Philanthropist and retired businesswoman Bernyce Crownover of Italy began her reign as Crape Myrtle Queen on Friday in a flurry of congratulations and applause from friends on the Crape Myrtle Council.

“This is really a surprise to me,” she said, hugging 2006 Queen Shirley Williams and accepting her crown.

“It’s an honor and it’s a wonderful organization,” she said later. “I feel great to be part of it.”

Crownover was selected as this year’s queen by the decision of the former queens for her contributions to the community.

“I just think that Bernyce is a perfect choice because she’s done so much for the community,” Williams said. “Her love just goes out, especially to the children of Waxahachie.”

Crownover, who lived in Waxahachie from 1970 to 1991, started the Keep Waxahachie Beautiful program and is president of the board of trustees of the Gingerbread House children’s advocacy center.

Even more than the honor, Crownover is eager to talk of the progress of construction on the Gingerbread House.

“We’ve worked hard,” she said. “It’s had a lot of delays, but it’s going to come true.”

Debra Wakeland, CEO and president of the Chamber of Commerce, said she has worked with Crownover in planting wildflowers and cleaning up roads, and that the businesswoman is not afraid to get involved in beautifying the community.

“She has planted bags and bags of wildflower seeds,” she said. “She is such an environmentalist — this is just perfect.”

Crownover’s daughter-in-law, Julie Crownover, also attended the annual Queen’s Tea, an event at which the announcement of queen is kept as much a surprise as possible.

“It couldn’t have happened to a more deserving person,” she said.

Before announcing the queen, however, Crape Myrtle Festival chairman Bonney Ramsey took a moment to remember the late Gladys Nay, a former Crape Myrtle Queen.

“We miss Gladys so much,” she said. “We all loved her very dearly — still love her. She was a great lady.”

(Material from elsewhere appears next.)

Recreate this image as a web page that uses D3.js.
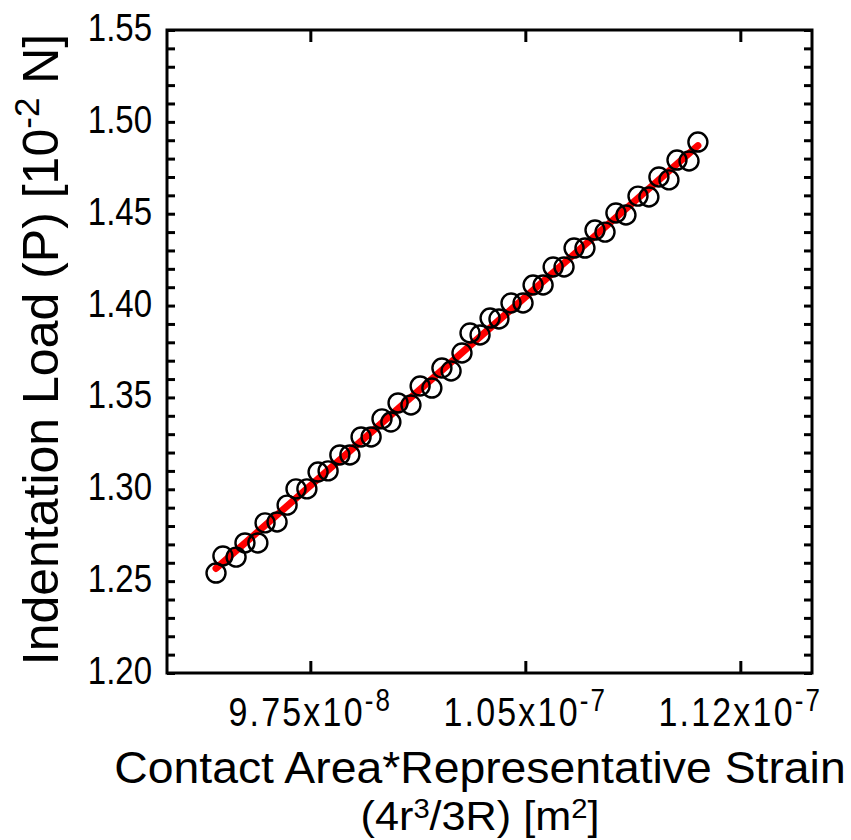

As queen, Bernyce Crownover will lead in Wednesday’s parade with her husband, Roy, help promote crape myrtle plantings and the Crape Myrtle Festival and help organize next year’s extravaganza.

“She’s now part of the group of the queens,” Ramsey said. “All you have to do is just have fun.”

The Crape Myrtle Council promotes crape myrtles in Waxahachie, and was a driving force in official recognition of the community as the Crape Myrtle Capital of Texas by the Texas House of Representatives. The group has planted thousands of crape myrtles in Waxahachie and encourages businesses and residents to grow the shrubs as well.